『白神家』と『岡田藩』との関係について


 白神家と岡田藩との関係は、天正十一年(1583)に、当地が豊臣(羽柴)家の支配となり、その家臣である伊東家の領地となった際、元の領主で、それまで当地を事実上領有していた白神家が、平穏に伊東家の知行に従ったことに始まりますが、当時、伊東家は大坂に居住しており、当分の間は、白神家が伊東家の名代として、伊東家の領地を治めていました。

 それから暫くして、慶長十二年(1607)に、伊東家の家老千石家が白神家に入り、領主に代わって総ての政を行うようになりました。千石家系譜源定盛條には「慶長中金龍寺殿(丹後守)御就邑之前平左衛門君に命して備中に下し國ふりを視せらる、平左衛門君市場村に居をしめられ國の事大小となく皆平左衛門君に決す」とあります。
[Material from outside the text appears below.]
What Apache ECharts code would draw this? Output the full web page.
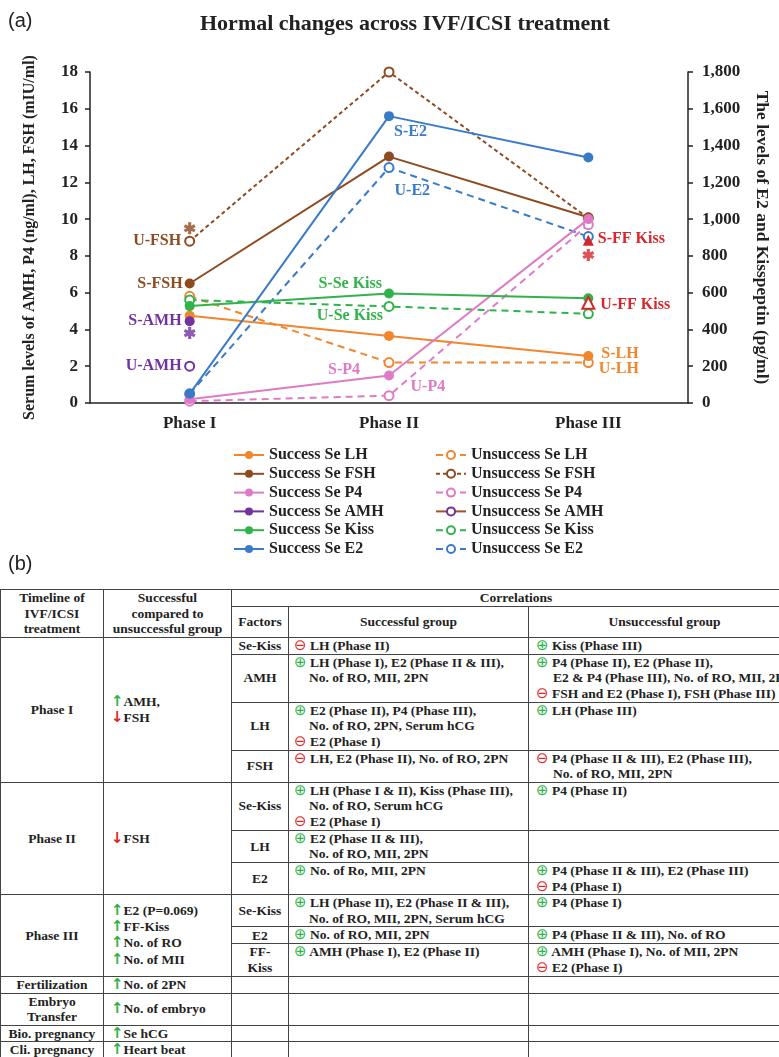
<!DOCTYPE html>
<html><head><meta charset="utf-8">
<script src="https://cdn.jsdelivr.net/npm/echarts@6/dist/echarts.min.js"></script>
<style>
body{margin:0;background:#fff;width:779px;height:1057px;overflow:hidden;position:relative;font-family:'Liberation Serif',serif;}
#chart{position:absolute;left:0;top:0;width:779px;height:580px;}
.lab{position:absolute;left:8px;font-family:'Liberation Sans',sans-serif;font-size:20px;color:#222;line-height:22px;}
#tw{position:absolute;left:0;top:589px;width:779px;height:468px;overflow:hidden;background:#fff;}
table{border-collapse:collapse;width:800px;table-layout:fixed;font-weight:bold;font-size:13.5px;line-height:15.6px;color:#222;}
td{border:1.5px solid #444;padding:0;vertical-align:middle;white-space:nowrap;overflow:hidden;}
td.c{text-align:center;}
td.s{text-align:left;padding-left:7px;}
td.k{vertical-align:top;text-align:left;}
td.k4 .e{padding-left:20px;text-indent:-15px;}
td.k5 .e{padding-left:24px;text-indent:-17px;}
.p,.m{font-family:'DejaVu Sans',sans-serif;font-weight:normal;font-size:15px;line-height:10px;}
.u,.d{font-family:'DejaVu Sans',sans-serif;font-weight:bold;font-size:15px;line-height:10px;}
.p{color:#2DB34A;}
.m{color:#E5262B;}
.u{color:#2DB34A;}
.d{color:#E5262B;}
</style>
</head><body>
<div id="chart"></div>
<div class="lab" style="top:9px">(a)</div>
<div id="tw">
<table>
<colgroup><col style="width:103px"><col style="width:128px"><col style="width:57px"><col style="width:240px"><col style="width:272px"></colgroup>
<tr style="height:16px"><td class="c" rowspan="2">Timeline of<br>IVF/ICSI<br>treatment</td><td class="c" rowspan="2">Successful<br>compared to<br>unsuccessful group</td><td class="c" colspan="3">Correlations</td></tr>
<tr style="height:31.5px"><td class="c">Factors</td><td class="c">Successful group</td><td class="c">Unsuccessful group</td></tr>

<tr style="height:16.7px"><td class="c" rowspan="4">Phase I</td><td class="s" rowspan="4"><span class="u">↑</span>AMH,<br><span class="d">↓</span>FSH</td><td class="c">Se-Kiss</td>
<td class="k k4"><div class="e"><span class="m">⊖</span> LH (Phase II)</div></td>
<td class="k k5"><div class="e"><span class="p">⊕</span> Kiss (Phase III)</div></td></tr>
<tr style="height:47px"><td class="c">AMH</td>
<td class="k k4"><div class="e"><span class="p">⊕</span> LH (Phase I), E2 (Phase II &amp; III),<br>No. of RO, MII, 2PN</div></td>
<td class="k k5"><div class="e"><span class="p">⊕</span> P4 (Phase II), E2 (Phase II),<br>E2 &amp; P4 (Phase III), No. of RO, MII, 2PN</div><div class="e"><span class="m">⊖</span> FSH and E2 (Phase I), FSH (Phase III)</div></td></tr>
<tr style="height:48px"><td class="c">LH</td>
<td class="k k4"><div class="e"><span class="p">⊕</span> E2 (Phase II), P4 (Phase III),<br>No. of RO, 2PN, Serum hCG</div><div class="e"><span class="m">⊖</span> E2 (Phase I)</div></td>
<td class="k k5"><div class="e"><span class="p">⊕</span> LH (Phase III)</div></td></tr>
<tr style="height:32px"><td class="c">FSH</td>
<td class="k k4"><div class="e"><span class="m">⊖</span> LH, E2 (Phase II), No. of RO, 2PN</div></td>
<td class="k k5"><div class="e"><span class="m">⊖</span> P4 (Phase II &amp; III), E2 (Phase III),<br>No. of RO, MII, 2PN</div></td></tr>

<tr style="height:48px"><td class="c" rowspan="3">Phase II</td><td class="s" rowspan="3"><span class="d">↓</span>FSH</td><td class="c">Se-Kiss</td>
<td class="k k4"><div class="e"><span class="p">⊕</span> LH (Phase I &amp; II), Kiss (Phase III),<br>No. of RO, Serum hCG</div><div class="e"><span class="m">⊖</span> E2 (Phase I)</div></td>
<td class="k k5"><div class="e"><span class="p">⊕</span> P4 (Phase II)</div></td></tr>
<tr style="height:32px"><td class="c">LH</td>
<td class="k k4"><div class="e"><span class="p">⊕</span> E2 (Phase II &amp; III),<br>No. of RO, MII, 2PN</div></td>
<td class="k k5"></td></tr>
<tr style="height:32px"><td class="c">E2</td>
<td class="k k4"><div class="e"><span class="p">⊕</span> No. of Ro, MII, 2PN</div></td>
<td class="k k5"><div class="e"><span class="p">⊕</span> P4 (Phase II &amp; III), E2 (Phase III)</div><div class="e"><span class="m">⊖</span> P4 (Phase I)</div></td></tr>

<tr style="height:32px"><td class="c" rowspan="3">Phase III</td><td class="s" rowspan="3" style="line-height:16.4px"><span class="u">↑</span>E2 (P=0.069)<br><span class="u">↑</span>FF-Kiss<br><span class="u">↑</span>No. of RO<br><span class="u">↑</span>No. of MII</td><td class="c">Se-Kiss</td>
<td class="k k4"><div class="e"><span class="p">⊕</span> LH (Phase II), E2 (Phase II &amp; III),<br>No. of RO, MII, 2PN, Serum hCG</div></td>
<td class="k k5"><div class="e"><span class="p">⊕</span> P4 (Phase I)</div></td></tr>
<tr style="height:17px"><td class="c">E2</td>
<td class="k k4"><div class="e"><span class="p">⊕</span> No. of RO, MII, 2PN</div></td>
<td class="k k5"><div class="e"><span class="p">⊕</span> P4 (Phase II &amp; III), No. of RO</div></td></tr>
<tr style="height:32px"><td class="c">FF-<br>Kiss</td>
<td class="k k4"><div class="e"><span class="p">⊕</span> AMH (Phase I), E2 (Phase II)</div></td>
<td class="k k5"><div class="e"><span class="p">⊕</span> AMH (Phase I), No. of MII, 2PN</div><div class="e"><span class="m">⊖</span> E2 (Phase I)</div></td></tr>

<tr style="height:17px"><td class="c">Fertilization</td><td class="s"><span class="u">↑</span>No. of 2PN</td><td></td><td></td><td></td></tr>
<tr style="height:32px"><td class="c">Embryo<br>Transfer</td><td class="s"><span class="u">↑</span>No. of embryo</td><td></td><td></td><td></td></tr>
<tr style="height:16.5px"><td class="c">Bio. pregnancy</td><td class="s"><span class="u">↑</span>Se hCG</td><td></td><td></td><td></td></tr>
<tr style="height:17px"><td class="c">Cli. pregnancy</td><td class="s"><span class="u">↑</span>Heart beat</td><td></td><td></td><td></td></tr>
</table>
</div>
<div class="lab" style="top:552px">(b)</div>
<script>
// ---- data ----
const phases = ['Phase I', 'Phase II', 'Phase III'];
const sLH   = [4.75, 3.65, 2.55];
const uLH   = [5.8, 2.2, 2.2];
const sFSH  = [6.5, 13.4, 10.1];
const uFSH  = [8.8, 18.0, 10.05];
const sP4   = [0.2, 1.5, 10.0];
const uP4   = [0.1, 0.4, 9.7];
const sAMH  = [4.45, null, null];
const uAMH  = [2.0, null, null];
const sKiss = [527, 595, 570];
const uKiss = [560, 525, 485];
const sE2   = [50, 1560, 1335];
const uE2   = [50, 1280, 905];
const sFFKiss = [null, null, 885];
const uFFKiss = [null, null, 545];
const starFSH = [9.5, null, null];
const starAMH = [3.8, null, null];
const starFFKiss = [null, null, 805];
const leftTicks = {min: 0, max: 18, interval: 2};
const rightTicks = {min: 0, max: 1800, interval: 200};

// ---- styles ----
const FONT = 'Liberation Serif';
const C = {lh:'#F0862E', fsh:'#8E4B20', p4:'#DF7BC6', amh:'#7232A0', kiss:'#30B34A', e2:'#3A7BC8', ff:'#D6262C'};
// asterisk: three crossing bars (consistent winding)
const STAR = 'path://M3.7,0L6.3,0L6.3,10L3.7,10Z' +
  'M0.0,3.9L1.3,1.65L10.0,6.1L8.7,8.35Z' +
  'M1.3,8.35L0.0,6.1L8.7,1.65L10.0,3.9Z';

function L(text, pos, dist, dy, color) {
  return {show: true, position: pos, distance: dist, offset: [0, dy], color: color,
    fontFamily: FONT, fontWeight: 'bold', fontSize: 16, formatter: text};
}
function build(vals, labels) {
  return vals.map((v, i) => (labels && labels[i]) ? {value: v, label: labels[i]} : v);
}
function line(name, vals, color, success, yIdx, labels, extra) {
  const s = {
    name: name, type: 'line', yAxisIndex: yIdx, data: build(vals, labels),
    symbol: success ? 'circle' : 'emptyCircle', symbolSize: success ? 10 : 9,
    itemStyle: {color: color, borderColor: color, borderWidth: success ? 0 : 2},
    lineStyle: {color: color, width: 2, type: success ? 'solid' : [7, 5]},
    label: {show: false}, emphasis: {disabled: true}, z: success ? 4 : 3
  };
  return Object.assign(s, extra || {});
}
function star(vals, color, yIdx) {
  return {type: 'scatter', yAxisIndex: yIdx, data: vals, symbol: STAR, symbolSize: 12,
    itemStyle: {color: color}, emphasis: {disabled: true}, z: 5};
}

const series = [
  line('Unsuccess Se LH', uLH, C.lh, false, 0, {2: L('U-LH', 'right', 5, 6, C.lh)}),
  line('Unsuccess Se FSH', uFSH, C.fsh, false, 0, {0: L('U-FSH', 'left', 3, 0, C.fsh)}, {lineStyle: {color: C.fsh, width: 2, type: [4, 3]}}),
  line('Unsuccess Se P4', uP4, C.p4, false, 0, {1: L('U-P4', 'right', 16, -9, C.p4)}),
  line('Unsuccess Se AMH', uAMH, C.amh, false, 0, {0: L('U-AMH', 'left', 2.5, 0, C.amh)}, {lineStyle: {color: '#A0502A', width: 2, type: 'solid'}}),
  line('Unsuccess Se Kiss', uKiss, C.kiss, false, 1, {1: L('U-Se Kiss', 'left', 0.5, 9, C.kiss)}),
  line('Unsuccess Se E2', uE2, C.e2, false, 1, {1: L('U-E2', 'right', 0, 23, C.e2)}),
  line('Success Se LH', sLH, C.lh, true, 0, {2: L('S-LH', 'right', 8, -2, C.lh)}),
  line('Success Se FSH', sFSH, C.fsh, true, 0, {0: L('S-FSH', 'left', 2, 0, C.fsh)}),
  line('Success Se P4', sP4, C.p4, true, 0, {1: L('S-P4', 'left', 24, -6, C.p4)}),
  line('Success Se AMH', sAMH, C.amh, true, 0, {0: L('S-AMH', 'left', 3, 0, C.amh)}),
  line('Success Se Kiss', sKiss, C.kiss, true, 1, {1: L('S-Se Kiss', 'left', 2, -10, C.kiss)}),
  line('Success Se E2', sE2, C.e2, true, 1, {1: L('S-E2', 'right', 0, 16, C.e2)}),
  line('Success FF Kiss', sFFKiss, C.ff, true, 1, {2: L('S-FF Kiss', 'right', 4, -1, C.ff)}, {symbol: 'triangle', symbolSize: 11, z: 6}),
  line('Unsuccess FF Kiss', uFFKiss, C.ff, false, 1, {2: L('U-FF Kiss', 'right', 5, 2, C.ff)}, {symbol: 'emptyTriangle', symbolSize: 12, z: 6}),
  star(starFSH, C.fsh, 0),
  star(starAMH, C.amh, 0),
  star(starFFKiss, C.ff, 1)
];

const legendText = {fontFamily: FONT, fontWeight: 'bold', fontSize: 16, color: '#222'};
const legendBase = {orient: 'vertical', top: 442, height: 130, itemWidth: 30, itemHeight: 10, itemGap: 2.8,
  textStyle: legendText, selectedMode: false};

const axisLineStyle = {show: true, lineStyle: {color: '#222', width: 1.5}};
const tickLabel = {fontFamily: FONT, fontWeight: 'bold', fontSize: 17, color: '#222'};

const option = {
  animation: false,
  backgroundColor: '#fff',
  title: {text: 'Hormal changes across IVF/ICSI treatment', left: 195, top: 8,
    textStyle: {fontFamily: FONT, fontWeight: 'bold', fontSize: 22, color: '#222'}},
  legend: [
    Object.assign({left: 228, data: ['Success Se LH','Success Se FSH','Success Se P4','Success Se AMH','Success Se Kiss','Success Se E2']}, legendBase),
    Object.assign({left: 430, data: ['Unsuccess Se LH','Unsuccess Se FSH','Unsuccess Se P4','Unsuccess Se AMH','Unsuccess Se Kiss','Unsuccess Se E2']}, legendBase)
  ],
  grid: {left: 90, right: 85, top: 72, bottom: 177},
  xAxis: {type: 'category', data: phases, boundaryGap: true,
    axisLine: axisLineStyle, axisTick: {show: false},
    axisLabel: Object.assign({margin: 12}, tickLabel), splitLine: {show: false}},
  yAxis: [
    {type: 'value', position: 'left', min: leftTicks.min, max: leftTicks.max, interval: leftTicks.interval,
      axisLine: axisLineStyle, axisTick: {show: true, length: 5, lineStyle: {color: '#222', width: 1.5}},
      axisLabel: Object.assign({margin: 12}, tickLabel), splitLine: {show: false},
      name: 'Serum levels of AMH, P4 (ng/ml), LH, FSH (mIU/ml)', nameLocation: 'middle', nameGap: 52,
      nameTextStyle: {fontFamily: FONT, fontWeight: 'bold', fontSize: 16, color: '#222'}},
    {type: 'value', position: 'right', min: rightTicks.min, max: rightTicks.max, interval: rightTicks.interval,
      axisLine: axisLineStyle, axisTick: {show: true, length: 5, lineStyle: {color: '#222', width: 1.5}},
      axisLabel: Object.assign({margin: 14, formatter: v => v.toLocaleString('en-US')}, tickLabel), splitLine: {show: false},
      name: 'The levels of E2 and Kisspeptin (pg/ml)', nameLocation: 'middle', nameGap: 65, nameRotate: -90,
      nameTextStyle: {fontFamily: FONT, fontWeight: 'bold', fontSize: 17.5, color: '#222'}}
  ],
  series: series
};
const chart = echarts.init(document.getElementById('chart'), null, {renderer: 'canvas'});
chart.setOption(option);
</script>
</body></html>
 その後、伊東家は、大坂夏の陣で敗北しましたが、家老千石家の懸命の取り成しにより、関が原の合戦での功をもって領地を安堵され、元和二年(1616)に入府しました。古文書には「金龍寺殿は元和年中下向有りて服部村庄官西(水川)與七郎與左衛門父子の構営に係る谷本の御陣屋に御入りありしなり、老臣千石院は政を預かりて嵯峨野村(市場村)土豪白神清左衛門家宅に其居を占む」とあります。

 爾来、藩主伊東家並びに家老千石(仙石)家は、始祖からの関係があり、又、代々、西園八幡宮(後の藩主伊東家の氏神)の宮司家でもあった白神家を尊重し、明治に至るまで深き縁故を有して参りました。